In the summer of 1969, America was fascinated with technology that was ignited by NASA landing a man on the Moon. With a country fascinated with space travel, technology, and a bright future ahead, race driver Peter “Pete” Brock, was planning a mission of a different sort that would utilize the latest in compact car technology.
Brock wanted to win the Mexican 1000 in a Japanese-built car, something that had never been done before. Some say, Brock’s run in ’69, using three right-hand- drive spec African Safari 510’s was a stroke of advertising genius for the automaker Datsun, who sponsored the effort.
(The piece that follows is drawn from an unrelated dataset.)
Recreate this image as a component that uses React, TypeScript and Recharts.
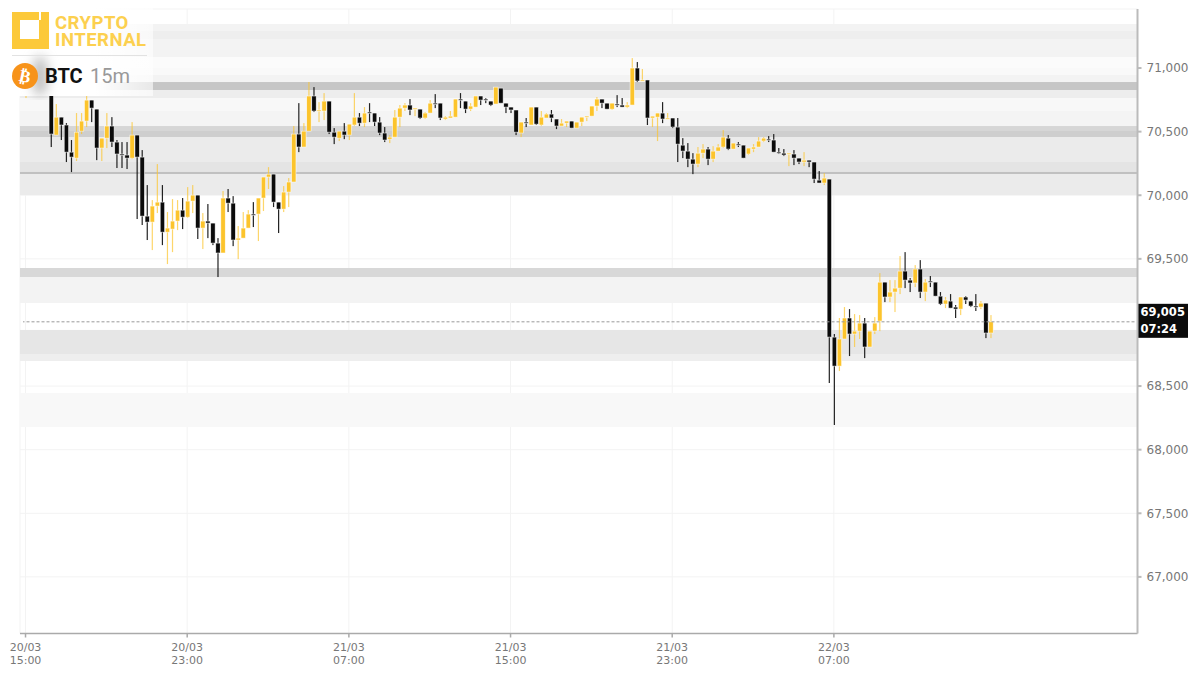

Whatever the case, Brock was intent on showcasing the performance possibilities of these new compact-cars set against the grueling Mexican desert. It would be a feat that at the time, seemed near impossible, even those who understood Brock’s unbridled passion for racing.
In the Sixties, Mexico’s desert was extremely primitive by today’s standards, and it wasn’t until years later when SCORE took ownership of the competition and renaming it the SCORE Baja 1000 that more advancements in suspension and tire technology really took hold from manufacturers and racers’ experiences there.
Where It All Began
Brock’s idea to race a Datsun in Baja stemmed from his extensive racing expeience, which goes back to when he designed the Shelby Daytona Cobra Coupe as well as helping in the design of the 1963 Corvette Stringray. But it was this less publicized period of his storied career in an unproven production class car at the Mexican 1000, that made desert racing history. “At our own expense, we ran a Datsun pickup in Mexican 1000 in 1967, to learn how the event was run,” Brock said. Mary McGee, a motorcycle racer, drove the truck.
Without outside financial support, Brock returned to the event the following year in a specially built Datsun 510, outfitted with a two-liter Datsun Roadster engine. With this new vehicle, Brock and Bob Lyon would try to make another attempt at competing in the Mexican 1000.
Without time or money to pre-run the course in the 510, Brock and Lyon flew over it in a rented single-engine, Ryan Navion aircraft to figure out a strategy for the race. After a few passes over the race course they eventually developed a plan that could possibly allow them to be successful.
By the time they had a vehicle and a plan put together, Brock approached Datsun executives with his idea to race a four-cylinder 510 in the grueling Mexican 1000. He and his BRE (Brock Racing Enterprises) team had only limited experience driving the humble 510 to its limits. Back in the states, however, Brock and his BRE team were winning races on road behind the wheel of Datsun 2000 Roadsters, so the automaker took notice.
Toyota actually jumped in and signed an exclusive racing contract with Brock to drive their new 2000GT, but for political reasons, that contract was reassigned to Carrol Shelby at the last minute. While this left Brock heartbroken, his only hope to completing his goal in Baja was in getting Datsun Motor Company to support BRE and their efforts.